There was much to be welcomed for transport in the spending review two weeks ago. But as 2015 draws to a close a great deal of uncertainty surrounds many areas of the sector.
First, the good news. The spending review reaffirmed the Government's commitment to transport investment, including the road and rail investment strategies and HS2. Transport capital spending will double over the next five years. The acceleration of HS2 to Crewe was confirmed. There was more progress towards establishing Transport for the North. Sir Peter Hendy's review of Network Rail's programme of upgrade work managed the remarkable feat of not cancelling any infrastructure project.
Bus service operators grant, which many were concerned was in the firing line, was saved by a concerted campaign by the Campaign for Better Transport, Greener Journeys and others.
But under the surface there is less good news.
First, the DfT's day-to-day resource spending will be cut by 37% over the review period. This will come from "efficiencies" in the department and its agencies, a reduction in the level of rail subsidies, and a large chunk from phasing out Transport for London's resource grant.
TfL will be in the unique position for such an organisation of having to meet day-to-day running costs from its own income. This raises the question of whether TfL can bridge the gap by increasing income from sources such as property, or whether some of its customer and information services will suffer.
Second, some observers are questioning whether the cuts will affect the ability of the DfT's core staff to manage its programmes effectively.
The reprieve of BSOG is welcome, but bus services will face another hit from cuts to local authority funding, including the phasing out of revenue support grant, representing 25% of local authority income.

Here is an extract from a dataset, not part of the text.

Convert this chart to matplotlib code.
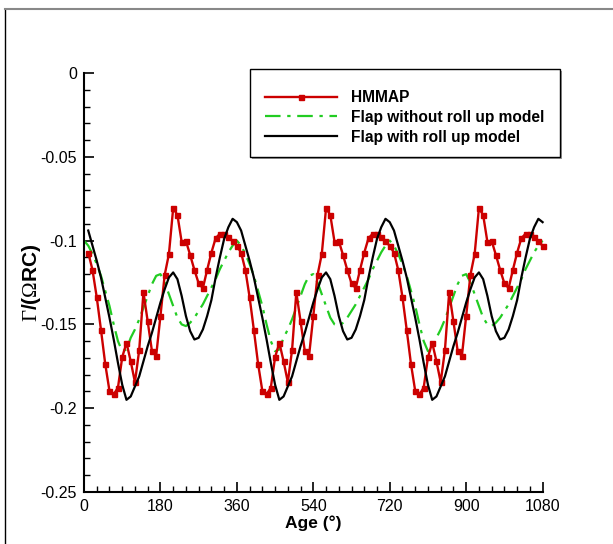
import numpy as np
import matplotlib
matplotlib.use("Agg")
import matplotlib.pyplot as plt
from matplotlib.patches import Rectangle
from matplotlib.lines import Line2D
from matplotlib.ticker import MultipleLocator

plt.rcParams['font.family'] = ['Liberation Sans', 'DejaVu Sans']
plt.rcParams['mathtext.fontset'] = 'custom'
plt.rcParams['mathtext.rm'] = 'Liberation Serif'
plt.rcParams['mathtext.bf'] = 'Liberation Sans:weight=bold'

# ---------------- data ----------------
hmmap_age = np.arange(10, 1081, 10)
hmmap = [
    -0.1072, -0.1175, -0.1338, -0.1533, -0.1736, -0.1897, -0.1917, -0.1877, -0.1696, -0.1609,
    -0.1720, -0.1845, -0.1653, -0.1308, -0.1482, -0.1659, -0.1687, -0.1450, -0.1205, -0.1080,
    -0.0807, -0.0847, -0.1008, -0.1002, -0.1086, -0.1175, -0.1255, -0.1283, -0.1175, -0.1072,
    -0.0986, -0.0959, -0.0959, -0.0980, -0.1002, -0.1032,
    -0.1072, -0.1175, -0.1338, -0.1533, -0.1736, -0.1897, -0.1917, -0.1877, -0.1696, -0.1609,
    -0.1720, -0.1845, -0.1653, -0.1308, -0.1482, -0.1659, -0.1687, -0.1450, -0.1205, -0.1080,
    -0.0807, -0.0847, -0.1008, -0.1002, -0.1086, -0.1175, -0.1255, -0.1283, -0.1175, -0.1072,
    -0.0986, -0.0959, -0.0959, -0.0980, -0.1002, -0.1032,
    -0.1072, -0.1175, -0.1338, -0.1533, -0.1736, -0.1897, -0.1917, -0.1877, -0.1696, -0.1609,
    -0.1720, -0.1845, -0.1653, -0.1308, -0.1482, -0.1659, -0.1687, -0.1450, -0.1205, -0.1080,
    -0.0807, -0.0847, -0.1008, -0.1002, -0.1086, -0.1175, -0.1255, -0.1283, -0.1175, -0.1072,
    -0.0986, -0.0959, -0.0959, -0.0980, -0.1002, -0.1032,
]

flap_roll_age = np.arange(10, 1081, 10)
flap_roll = [
    -0.094, -0.103, -0.112, -0.122, -0.134, -0.146, -0.159, -0.173, -0.186, -0.195,
    -0.193, -0.187, -0.181, -0.172, -0.163, -0.155, -0.146, -0.137, -0.129, -0.122,
    -0.119, -0.123, -0.133, -0.145, -0.154, -0.159, -0.158, -0.153, -0.145, -0.1355,
    -0.122, -0.110, -0.099, -0.092, -0.087, -0.089,
    -0.094, -0.103, -0.112, -0.122, -0.134, -0.146, -0.159, -0.173, -0.186, -0.195,
    -0.193, -0.187, -0.181, -0.172, -0.163, -0.155, -0.146, -0.137, -0.129, -0.122,
    -0.119, -0.123, -0.133, -0.145, -0.154, -0.159, -0.158, -0.153, -0.145, -0.1355,
    -0.122, -0.110, -0.099, -0.092, -0.087, -0.089,
    -0.094, -0.103, -0.112, -0.122, -0.134, -0.146, -0.159, -0.173, -0.186, -0.195,
    -0.193, -0.187, -0.181, -0.172, -0.163, -0.155, -0.146, -0.137, -0.129, -0.122,
    -0.119, -0.123, -0.133, -0.145, -0.154, -0.159, -0.158, -0.153, -0.145, -0.1355,
    -0.122, -0.110, -0.099, -0.092, -0.087, -0.089,
]

flap_noroll_age = np.arange(0, 1081, 10)
flap_noroll = [
    -0.100, -0.103, -0.108, -0.114, -0.121, -0.130, -0.139, -0.150, -0.160, -0.166,
    -0.165, -0.158, -0.153, -0.147, -0.140, -0.133, -0.126, -0.121, -0.120, -0.125,
    -0.132, -0.139, -0.146, -0.150, -0.151, -0.149, -0.146, -0.142, -0.138, -0.133,
    -0.128, -0.123, -0.117, -0.112, -0.107, -0.103,
    -0.100, -0.103, -0.108, -0.114, -0.121, -0.130, -0.139, -0.150, -0.160, -0.166,
    -0.165, -0.158, -0.153, -0.147, -0.140, -0.133, -0.126, -0.121, -0.120, -0.125,
    -0.132, -0.139, -0.146, -0.150, -0.151, -0.149, -0.146, -0.142, -0.138, -0.133,
    -0.128, -0.123, -0.117, -0.112, -0.107, -0.103,
    -0.100, -0.103, -0.108, -0.114, -0.121, -0.130, -0.139, -0.150, -0.160, -0.166,
    -0.165, -0.158, -0.153, -0.147, -0.140, -0.133, -0.126, -0.121, -0.120, -0.125,
    -0.132, -0.139, -0.146, -0.150, -0.151, -0.149, -0.146, -0.142, -0.138, -0.133,
    -0.128, -0.123, -0.117, -0.112, -0.107, -0.103,
    -0.100,
]

x_ticks = [0, 180, 360, 540, 720, 900, 1080]
y_ticks = [-0.25, -0.2, -0.15, -0.1, -0.05, 0]
y_ticklabels = ['-0.25', '-0.2', '-0.15', '-0.1', '-0.05', '0']
labels = ['HMMAP', 'Flap without roll up model', 'Flap with roll up model']

# ---------------- figure ----------------
W, H = 613, 544
fig = plt.figure(figsize=(W / 100, H / 100), dpi=100)
ax = fig.add_axes([84 / W, 1 - 492 / H, (542.6 - 84) / W, (492 - 73) / H])

red = '#cc0000'
green = '#22cc22'
l1, = ax.plot(hmmap_age, hmmap, color=red, lw=1.7, marker='s', ms=3.6,
              mec=red, mfc=red, clip_on=False, zorder=3)
l2, = ax.plot(flap_noroll_age, flap_noroll, color=green, lw=1.6,
              dashes=[7, 3, 1.5, 3], clip_on=False, zorder=2)
l3, = ax.plot(flap_roll_age, flap_roll, color='black', lw=1.6,
              clip_on=False, zorder=4)

ax.set_xlim(0, 1080)
ax.set_ylim(-0.25, 0)
ax.set_xticks(x_ticks)
ax.set_xticklabels([str(v) for v in x_ticks])
ax.set_yticks(y_ticks)
ax.set_yticklabels(y_ticklabels)
ax.xaxis.set_minor_locator(MultipleLocator(30))
ax.yaxis.set_minor_locator(MultipleLocator(0.01))
ax.tick_params(which='major', direction='in', length=7, width=1.2,
               labelsize=11.5, pad=5, top=False, right=False)
ax.tick_params(which='minor', direction='in', length=4, width=1.0,
               top=False, right=False)
for s in ['top', 'right']:
    ax.spines[s].set_visible(False)
for s in ['left', 'bottom']:
    ax.spines[s].set_linewidth(1.5)

ax.set_xlabel('Age (°)', fontsize=12.5, fontweight='bold', labelpad=1)
ax.set_ylabel(r'$\Gamma\mathbf{/(}\Omega\mathbf{RC)}$', fontsize=15, labelpad=-2)

# figure frame (left and top)
fig.add_artist(Line2D([5 / W, 5 / W], [0, 1 - 9 / H], transform=fig.transFigure,
                      color='black', lw=1.0))
fig.add_artist(Line2D([5 / W, 1], [1 - 9 / H, 1 - 9 / H], transform=fig.transFigure,
                      color='#888888', lw=1.5))

# legend box with shadow
lx0, lx1, ly0, ly1 = 250, 560, 69, 157
fig.add_artist(Rectangle(((lx0 + 2) / W, 1 - (ly1 + 2) / H), (lx1 - lx0) / W,
                         (ly1 - ly0) / H, transform=fig.transFigure,
                         facecolor='#999999', edgecolor='none', zorder=5))
fig.add_artist(Rectangle((lx0 / W, 1 - ly1 / H), (lx1 - lx0) / W, (ly1 - ly0) / H,
                         transform=fig.transFigure, facecolor='white',
                         edgecolor='black', lw=1.0, zorder=6))
leg = fig.legend([l1, l2, l3], labels, loc='upper left',
                 bbox_to_anchor=(265 / W, 1 - 90 / H), frameon=False,
                 borderpad=0, borderaxespad=0, handlelength=4.6,
                 handletextpad=0.9, labelspacing=0.31, numpoints=1,
                 prop={'size': 11.2, 'weight': 'bold'})
leg.set_zorder(7)

fig.savefig('out.png', dpi=100)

The CBT warned of dangers ahead in its report Buses in Crisis just before the review. But it warns that local spending on such things as cycle routes, safer routes to school and traffic management will also be hit as authorities retreat to providing only core services.
As mentioned, Sir Peter Hendy's review achieved the feat of preserving the rail investment programme more or less intact. Some renewals have been postponed, but nothing has been cancelled; this has been made possible by finding only an extra £2.5bn, £1.8bn from asset sales and an increase in borrowing of £700m.
But it was already known that the completion of the Midland main line and trans-Pennine electrification projects would be delayed. Many other projects are likely to be delayed, as will become clearer when Network Rail publishes a more detailed implementation plan. In particular, completion of Great Western electrification to Cardiff will be delayed at least till 2019. This will have implications for the introduction of the new Intercity Express fleet.
Further uncertainty emerges from the other reviews covering different aspects of Network Rail and its performance by Dame Colette Bowe and Nicola Shaw.
Colette Bowe agreed with Sir Peter Hendy that the cause of the slippage in the rail programme was that the planning framework, which had appeared to work well in the 2009-14 control period, proved inadequate for the more complex projects in the current five-year plan. And the mechanism for dealing with unexpected cost increases – Network Rail's ability to borrow cheaply – had disappeared when it was reclassified as a public company. Her review calls for another review, of the role of the Office of Rail and Road, which signed off Network Rail's plans.
Meanwhile the "scoping document" published by HS1 chief executive Nicola Shaw invites participation in what promises to be a comprehensive review of the structure of Network Rail and how it interacts with the Government and regulator.
Overall, 2015 was a successful year for transport. But though there is much to be optimistic about in the coming year, aviation, buses and rail face an uncertain start to 2016.